Lomo Ibérico Carpaccio with Sherry Reduction and Olives
Warm Lomo Ibérico carpaccio with a 12-month sherry vinegar reduction.
Lomo is usually served the same way, on a board with a glass of wine. That is fine. This treatment takes it somewhere else — arranged paper-thin on a warm plate so the fat melts but does not cook, then finished with a reduction of twelve-year sherry vinegar that cuts the richness before it settles. Charred Gordal olives bring fire and brine.
Ingredients
- Artisanal Lomo 100% Ibérico de Bellota "Pata Negra" | 1.1lb
- Premium 12 Month Reserva Sherry Vinegar | Jerez (Spain) DOP
- Premium Hand-picked Queen "Gordal" Olives from Andalucia (Currently Pitted) | 13 oz
- Unique Artisanal Manchego Cheese “Gran Reserva” Dehesa de los Llanos 8.8 Ounces
Preparation
- Place a wide porcelain plate in a 200°F (95°C) oven for 10 minutes — you want warm, not hot.
- Slice 160 g of Lomo 100% Ibérico paper-thin, using the widest blade you have. A meat slicer works; a very sharp knife with the meat cold works too. You should be able to see light through the slices.
- In a small saucepan, reduce 120 ml of 12-month Reserva Sherry Vinegar with 1 tbsp honey and 2 crushed black peppercorns over low heat for 8 minutes. It should coat the back of a spoon. Strain.
- Heat a dry cast-iron pan until smoking. Drop in 12 Gordal olives, still whole, and blister them for 45 seconds per side. Do not add oil — you want scorch marks, not fried olives.

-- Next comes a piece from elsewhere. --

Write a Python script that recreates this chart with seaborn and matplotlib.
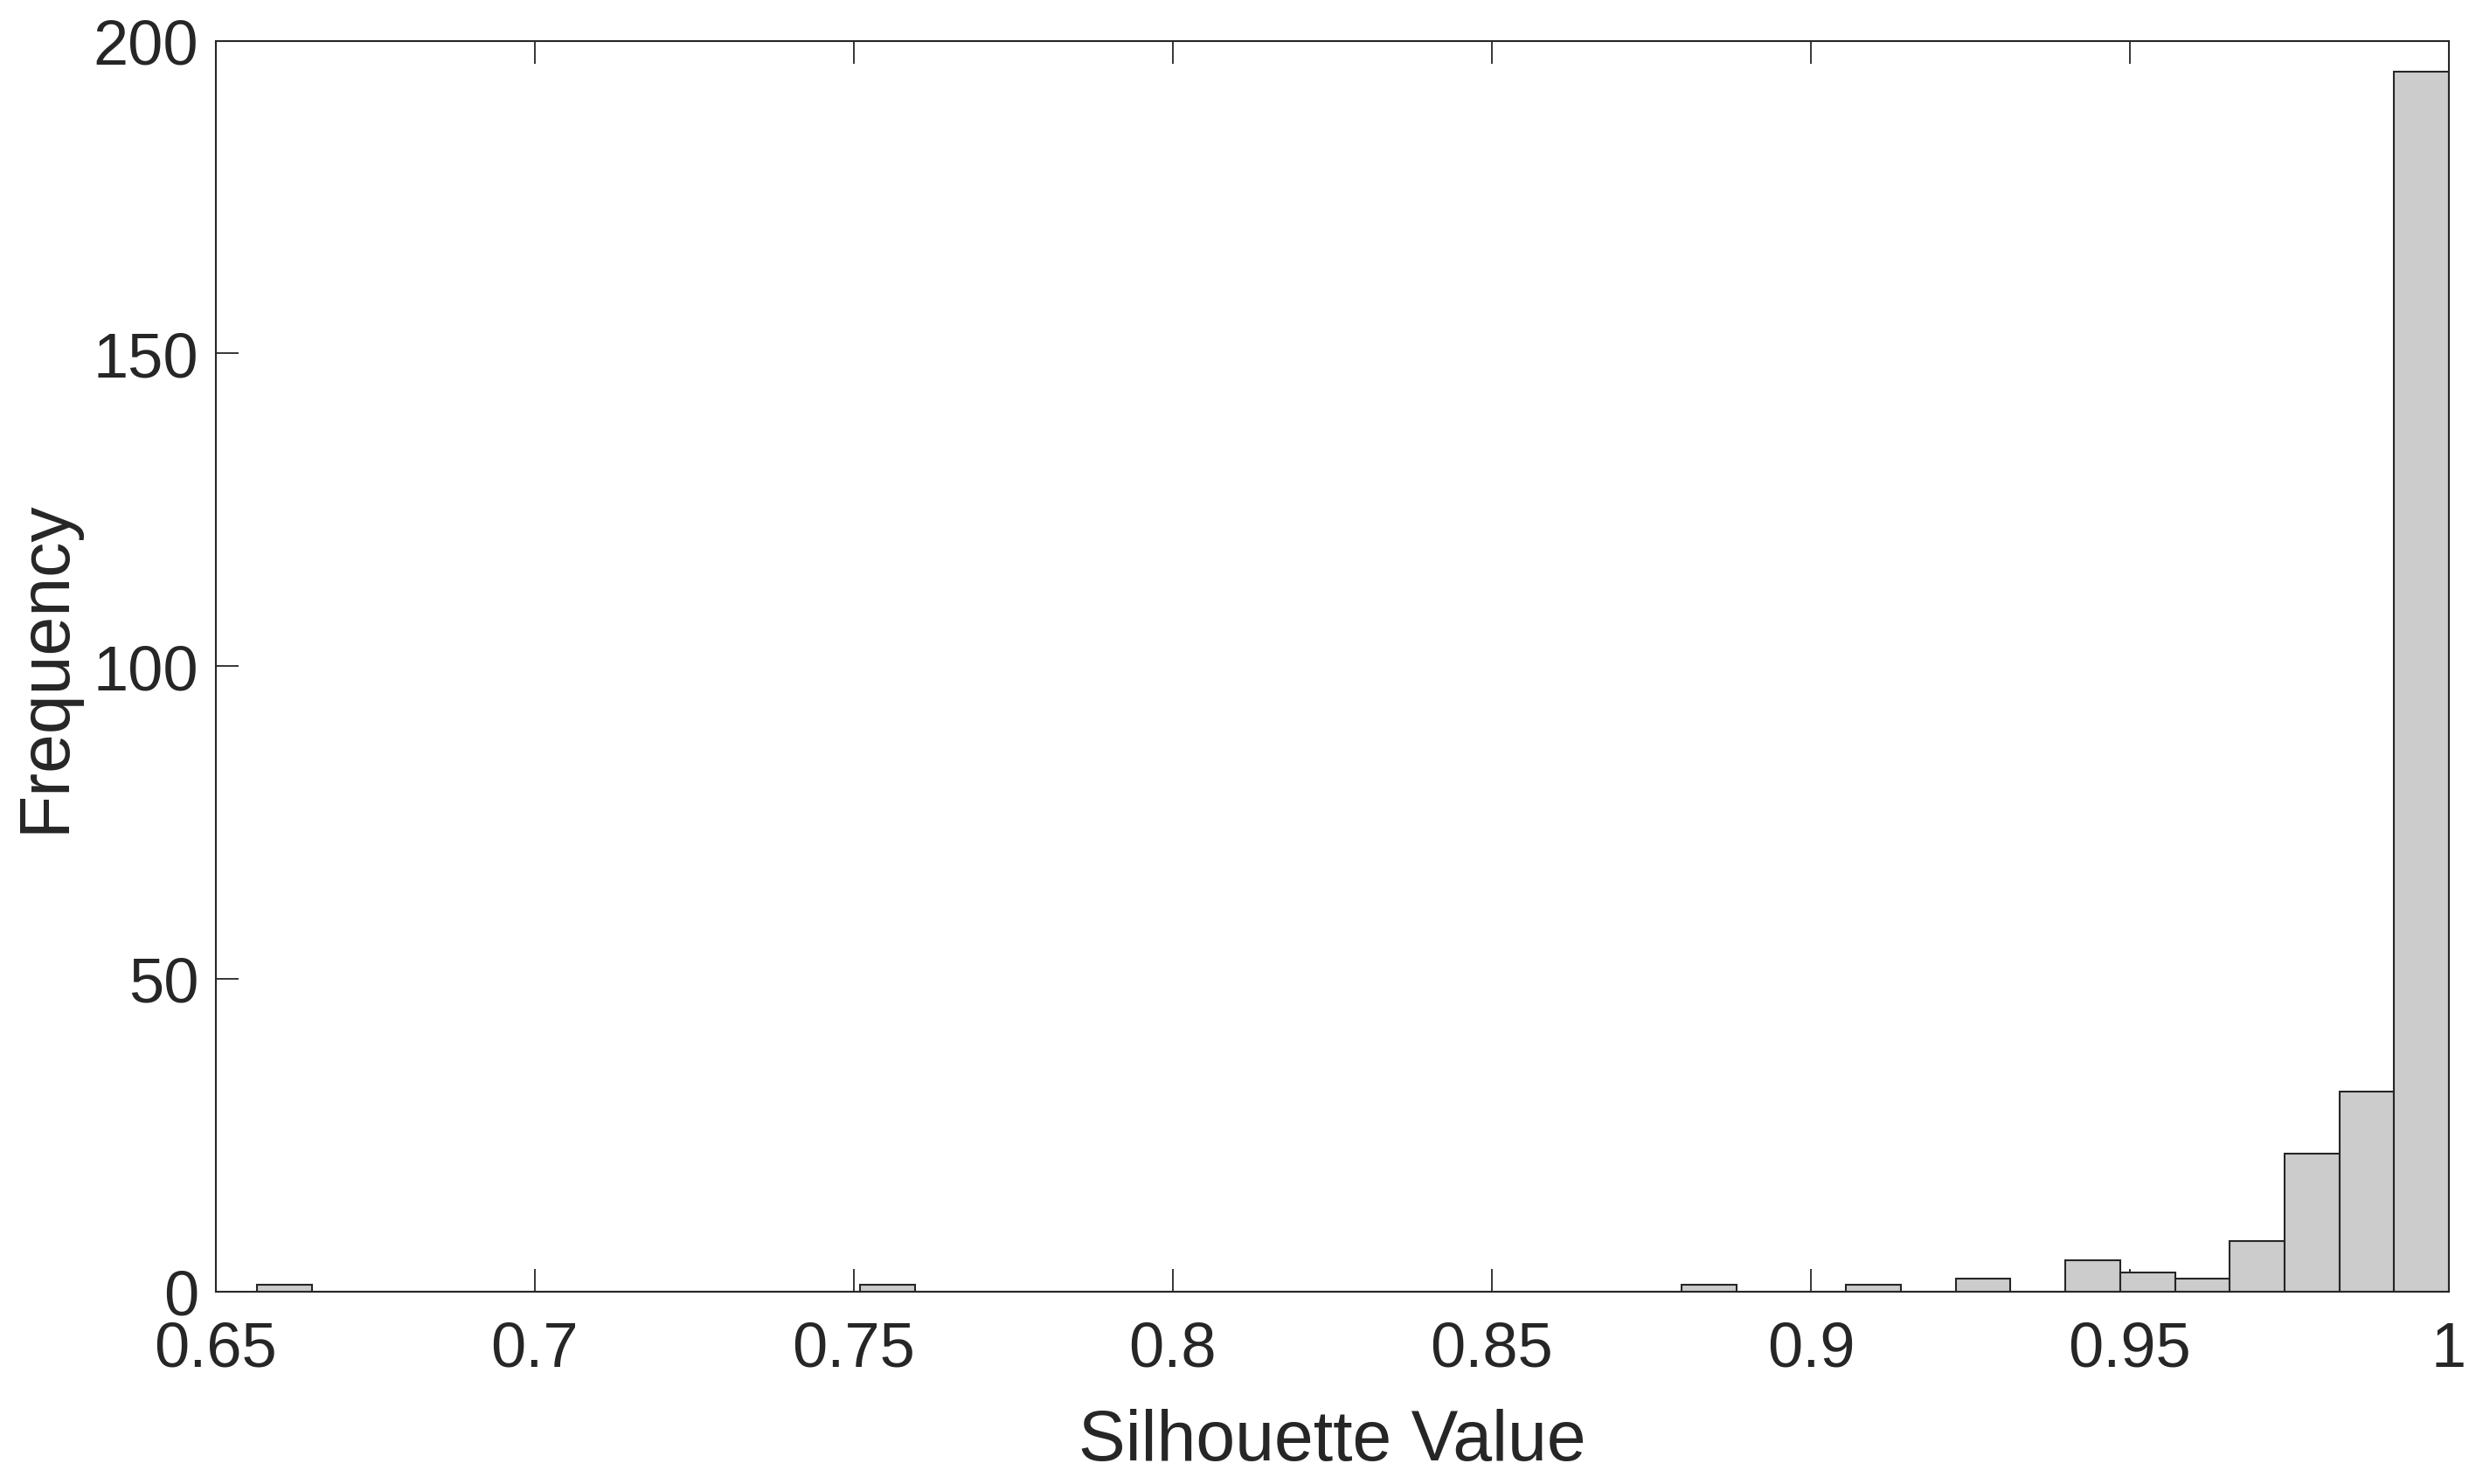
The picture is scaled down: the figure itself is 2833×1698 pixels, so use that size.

- Remove the plate from the oven. Lay the Lomo slices in overlapping concentric rings, starting from the outer edge.
- Drizzle the warm sherry reduction in a thin zigzag across the meat — about 2 tablespoons per plate.
- Arrange the blistered Gordal olives around the edge, pits intact (warn your guests).
- Finish with cracked black pepper, a few thyme leaves, and shavings of an aged sheep's milk cheese. Serve immediately.